Hi Jack, Allin, Sven and all others on the gretl team,
As you know, "Number of cases ’correctly predicted’" in a logit/probit model can
be miss-leading even in a 50/50 split case.
What we should be comparing is not zero ‘correctly predicted’, but rather random
assignments based on sample mean.
If a sample is 50/50 split, a random assignment would get 50% "correctly
predicted", in theory. If our model's 'correctly predicted' is 70%, we
are only 20 percentage points higher than a model based on random assignment, representing
an improvement over the random assignment model by only 40%.

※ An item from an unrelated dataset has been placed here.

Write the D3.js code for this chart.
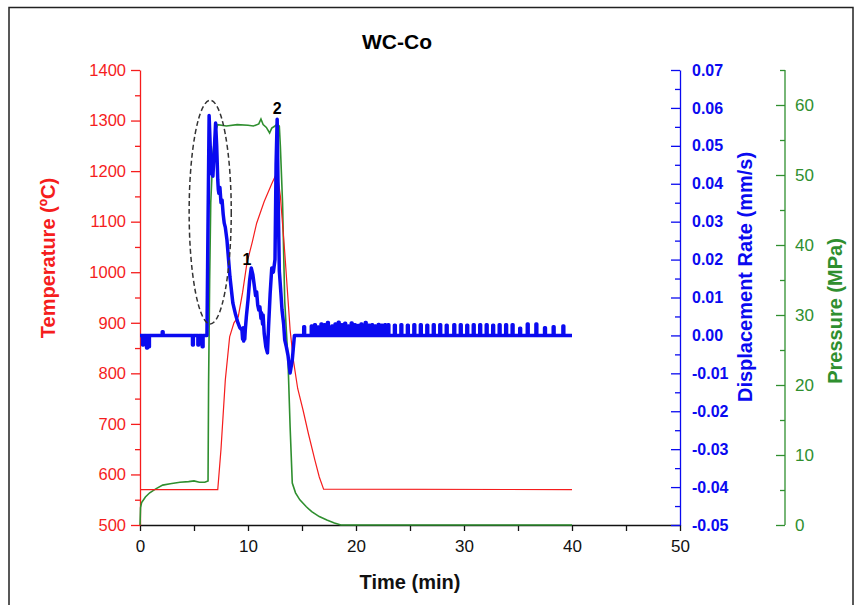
<!DOCTYPE html>
<html>
<head>
<meta charset="utf-8">
<script src="https://cdn.jsdelivr.net/npm/d3@7/dist/d3.min.js"></script>
<style>
  body { margin: 0; background: #fff; }
  svg { font-family: "Liberation Sans", Arial, sans-serif; }
</style>
</head>
<body>
<svg id="chart" width="855" height="605"></svg>
<script>
// temperature (red)
const tempTime = [0, 7.2, 7.5, 7.9, 8.3, 8.7, 9.1, 9.5, 9.9, 10.4, 10.8, 11.5, 12.2, 12.7, 13.0, 13.4, 13.9, 14.2, 14.6, 15.1, 15.6, 16.2, 16.6, 17.0, 40];
const tempC = [570, 570, 650, 787, 872, 900, 912, 960, 1018, 1060, 1097, 1140, 1175, 1198, 1150, 1040, 886, 826, 770, 727, 680, 628, 595, 571, 570];

// pressure (green)
const presTime = [0, 0.05, 0.15, 0.5, 0.9, 1.5, 2.1, 2.8, 3.7, 4.5, 5.0, 5.5, 6.0, 6.3, 6.35, 6.45, 6.55, 6.75, 6.95, 7.2, 8.0, 9.0, 10.0, 10.5, 11.0, 11.2, 11.4, 11.7, 12.0, 12.2, 12.5, 12.7, 12.9, 13.0, 13.2, 13.4, 13.7, 13.9, 14.1, 14.4, 14.8, 15.4, 15.9, 16.6, 17.3, 18.0, 18.6, 40];
const presMPa = [0, 2.5, 3.2, 4.0, 4.6, 5.2, 5.7, 5.9, 6.1, 6.2, 6.3, 6.1, 6.1, 6.3, 20, 35, 46, 53, 56, 57.2, 57.0, 57.2, 57.1, 57.0, 57.3, 58.0, 57.2, 56.8, 56.0, 56.7, 57.0, 57.3, 57, 54, 46, 32, 23.6, 14, 6, 4.6, 3.6, 2.6, 1.9, 1.2, 0.7, 0.3, 0, 0];

// displacement rate (blue): main densification event
const rateTime = [6.2, 6.3, 6.4, 6.5, 6.6, 6.75, 6.9, 7.0, 7.1, 7.2, 7.25, 7.3, 7.4, 7.5, 7.6, 7.7, 7.8, 7.9, 8.05, 8.2, 8.33, 8.6, 8.85, 9.07, 9.25, 9.44, 9.5, 9.55, 9.6, 9.65, 9.7, 9.75, 9.85, 10.0, 10.15, 10.3, 10.45, 10.6, 10.7, 10.8, 10.9, 11.0, 11.1, 11.2, 11.25, 11.35, 11.4, 11.5, 11.65, 11.8, 11.9, 12.05, 12.2, 12.35, 12.5, 12.6, 12.7, 12.8, 12.9, 13.05, 13.15, 13.3, 13.4, 13.55, 13.7, 13.9, 14.1, 14.3, 14.4];
const rateMM = [0, 0.03, 0.058, 0.05, 0.043, 0.042, 0.05, 0.056, 0.05, 0.041, 0.0385, 0.0375, 0.039, 0.035, 0.0357, 0.032, 0.0296, 0.0285, 0.0252, 0.02, 0.0154, 0.0085, 0.0055, 0.0033, 0.002, 0.0014, -0.001, 0.002, -0.0015, 0.0012, -0.001, 0.0015, 0.005, 0.0093, 0.0145, 0.0178, 0.016, 0.0128, 0.0105, 0.0115, 0.008, 0.0067, 0.0075, 0.0045, 0.006, 0.003, 0.0054, 0.0005, -0.003, -0.0046, 0.002, 0.011, 0.0178, 0.0167, 0.02, 0.045, 0.057, 0.035, 0.017, 0.011, 0.0067, 0.003, -0.0012, -0.003, -0.0052, -0.0099, -0.0065, 0, 0];

// small spikes on the blue baseline
const preSpikeTime = [0.28, 0.65, 0.83, 2.1, 4.9, 5.4, 5.8];
const preSpikeRate = [-0.0025, -0.0033, -0.003, 0.001, -0.0025, -0.0025, -0.003];
const postSpikeTime = [15.2, 15.9, 16.2, 16.5, 16.8, 17.1, 17.4, 17.8, 18.1, 18.4, 18.7, 19.0, 19.3, 19.6, 19.9, 20.2, 20.5, 20.9, 21.2, 21.5, 21.8, 22.1, 22.4, 22.7, 23.0,
  23.6, 24.2, 24.8, 25.4, 26.0, 26.6, 27.2, 27.8, 28.4, 29.1, 29.7, 30.3, 30.9, 31.5, 32.1, 32.7, 33.3, 33.9, 34.5,
  35.2, 35.9, 36.7, 37.5, 38.3, 39.2];
const postSpikeRate = [0.0023, 0.0025, 0.0028, 0.0022, 0.003, 0.0028, 0.0034, 0.0025, 0.003, 0.0035, 0.0028, 0.0032, 0.0025, 0.0033, 0.0028, 0.0026, 0.003, 0.0034, 0.0027, 0.0028, 0.0025, 0.0029, 0.0027, 0.0028, 0.0028,
  0.0027, 0.0028, 0.0027, 0.0028, 0.0028, 0.0027, 0.0028, 0.0028, 0.0027, 0.0028, 0.0028, 0.0027, 0.0028, 0.0028, 0.0028, 0.0027, 0.0028, 0.0028, 0.0028,
  0.0019, 0.003, 0.003, 0.002, 0.0023, 0.0025];

const timeTicks = [0, 5, 10, 15, 20, 25, 30, 35, 40, 45, 50];
const tempTicks = [500, 600, 700, 800, 900, 1000, 1100, 1200, 1300, 1400];
const tempMinor = [550, 650, 750, 850, 950, 1050, 1150, 1250, 1350];
const rateTicks = [-0.05, -0.04, -0.03, -0.02, -0.01, 0, 0.01, 0.02, 0.03, 0.04, 0.05, 0.06, 0.07];
const rateMinor = [-0.045, -0.035, -0.025, -0.015, -0.005, 0.005, 0.015, 0.025, 0.035, 0.045, 0.055, 0.065];
const presTicks = [0, 10, 20, 30, 40, 50, 60];
const presMinor = [5, 15, 25, 35, 45, 55, 65];

const RED = '#f51d1d';
const BLUE = '#0a0af0';
const GREEN = '#2f8f2f';

const svg = d3.select('#chart');
const plotLeft = 140, plotRight = 680, plotTop = 70, plotBottom = 525;

// frame
svg.append('rect')
  .attr('x', 9).attr('y', 7.5)
  .attr('width', 844).attr('height', 640)
  .style('fill', 'none').style('stroke', '#222').style('stroke-width', 1.5);

const x = d3.scaleLinear().domain([0, 50]).range([plotLeft, plotRight]);
const yT = d3.scaleLinear().domain([500, 1400]).range([plotBottom, plotTop]);
const yR = d3.scaleLinear().domain([-0.05, 0.07]).range([plotBottom, plotTop]);
const yP = d3.scaleLinear().domain([0, 65]).range([plotBottom, plotTop]);

function styleAxis(g, colour, size, weight) {
  g.selectAll('.domain').style('stroke', colour).style('stroke-width', 1.3);
  g.selectAll('.tick line').style('stroke', colour).style('stroke-width', 1.3);
  g.selectAll('.tick text').style('fill', colour).style('font-size', size + 'px').style('font-weight', weight)
    .style('font-family', '"Liberation Sans", Arial, sans-serif');
}

// x axis
const gx = svg.append('g').attr('transform', `translate(0,${plotBottom})`)
  .call(d3.axisBottom(x).tickValues(timeTicks).tickSize(6).tickSizeOuter(0)
    .tickFormat(d => d % 10 === 0 ? d : ''));
styleAxis(gx, '#111', 17, 'normal');
gx.selectAll('.tick text').attr('dy', '1.05em');

// temperature axis
const gT = svg.append('g').attr('transform', `translate(${plotLeft},0)`)
  .call(d3.axisLeft(yT).tickValues(tempTicks).tickSize(9).tickSizeOuter(0).tickPadding(5)
    .tickFormat(d3.format('d')));
gT.append('g').call(d3.axisLeft(yT).tickValues(tempMinor).tickSize(5).tickFormat(''))
  .select('.domain').remove();
styleAxis(gT, RED, 16.5, 'normal');

// rate axis (ticks pointing inward)
const gR = svg.append('g').attr('transform', `translate(${plotRight},0)`)
  .call(d3.axisRight(yR).tickValues(rateTicks).tickSize(-9).tickSizeOuter(0).tickPadding(12)
    .tickFormat(d => d3.format('.2f')(d).replace('−', '-')));
gR.append('g').call(d3.axisRight(yR).tickValues(rateMinor).tickSize(-5).tickFormat(''))
  .select('.domain').remove();
styleAxis(gR, BLUE, 16, 'bold');

// pressure axis
const presX = 785;
const gP = svg.append('g').attr('transform', `translate(${presX},0)`)
  .call(d3.axisRight(yP).tickValues(presTicks).tickSize(-9).tickSizeOuter(0).tickPadding(10));
gP.append('g').call(d3.axisRight(yP).tickValues(presMinor).tickSize(-5).tickFormat(''))
  .select('.domain').remove();
styleAxis(gP, GREEN, 17, 'normal');
gP.select('.domain').attr('d', `M0,${yP(0)}V${yP(65)}`);

// axis titles
svg.append('text').attr('x', 397).attr('y', 49)
  .attr('text-anchor', 'middle').style('font-size', '21px').style('font-weight', 'bold')
  .text('WC-Co');
svg.append('text').attr('x', 410).attr('y', 589)
  .attr('text-anchor', 'middle').style('font-size', '20px').style('font-weight', 'bold').style('fill', '#111')
  .text('Time (min)');
svg.append('text').attr('transform', 'translate(55,258) rotate(-90)')
  .attr('text-anchor', 'middle').style('font-size', '20px').style('font-weight', 'bold').style('fill', RED)
  .text('Temperature (ºC)');
svg.append('text').attr('transform', 'translate(752,277) rotate(-90)')
  .attr('text-anchor', 'middle').style('font-size', '20px').style('font-weight', 'bold').style('fill', BLUE)
  .text('Displacement Rate (mm/s)');
svg.append('text').attr('transform', 'translate(842,311) rotate(-90)')
  .attr('text-anchor', 'middle').style('font-size', '20px').style('font-weight', 'bold').style('fill', GREEN)
  .text('Pressure (MPa)');

// series
const tempLine = d3.line().x(d => x(d[0])).y(d => yT(d[1]));
const presLine = d3.line().x(d => x(d[0])).y(d => yP(d[1]));
const rateLine = d3.line().x(d => x(d[0])).y(d => yR(d[1]));

svg.append('path')
  .attr('d', presLine(d3.zip(presTime, presMPa)))
  .style('fill', 'none').style('stroke', GREEN).style('stroke-width', 1.6);

svg.append('path')
  .attr('d', tempLine(d3.zip(tempTime, tempC)))
  .style('fill', 'none').style('stroke', RED).style('stroke-width', 1.2);

// blue: baseline with pulses, the event, then baseline with pulses
function pulses(times, rates) {
  const pts = [];
  times.forEach((t, i) => {
    pts.push([t - 0.04, 0], [t - 0.04, rates[i]], [t + 0.04, rates[i]], [t + 0.04, 0]);
  });
  return pts;
}
const ratePoints = [[0, 0]]
  .concat(pulses(preSpikeTime, preSpikeRate))
  .concat(d3.zip(rateTime, rateMM))
  .concat(pulses(postSpikeTime, postSpikeRate))
  .concat([[40, 0]]);

svg.append('path')
  .attr('d', rateLine(ratePoints))
  .style('fill', 'none').style('stroke', BLUE).style('stroke-width', 3.5)
  .style('stroke-linejoin', 'round');

// annotations
svg.append('ellipse')
  .attr('cx', x(6.5)).attr('cy', yR(0.0325))
  .attr('rx', x(1.95) - x(0)).attr('ry', yR(0) - yR(0.0295))
  .style('fill', 'none').style('stroke', '#333').style('stroke-width', 1.5)
  .style('stroke-dasharray', '5,3');

svg.append('text').attr('x', x(9.9)).attr('y', yR(0.017) - 6)
  .attr('text-anchor', 'middle').style('font-size', '16px').style('font-weight', 'bold')
  .text('1');
svg.append('text').attr('x', x(12.7)).attr('y', yR(0.057) - 5)
  .attr('text-anchor', 'middle').style('font-size', '16px').style('font-weight', 'bold')
  .text('2');
</script>
</body>
</html>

Thus, I would like to propose an alternative output from gretl, i.e. the “Extra number of
cases 'correctly predicted' over random assignment” (or something like that), call
this dot_R-square perhaps.
Dot_R-saure = (Y_hat_model - Y_hat_random) / (1-Y_hat_random)
where Y_hat_model = sum(Y_hat_model_i=Y_i)/N
Y_hat_random = Y_hat^2 + (1-Y_hat)^2
Y_hat is the sample mean
Y_hat_model_i = Pro(Y_i = 1) >Y_hat
Pro(Y_i = 1) >Y_hat = 1, if Pro(Y_i = 1) >Y_hat is true
Unlike the McFadden R-squared, the interpretation of this is fairly straight forward, i.e.
the percent that our model is better off than a model based on random assignment.
Best,
Fred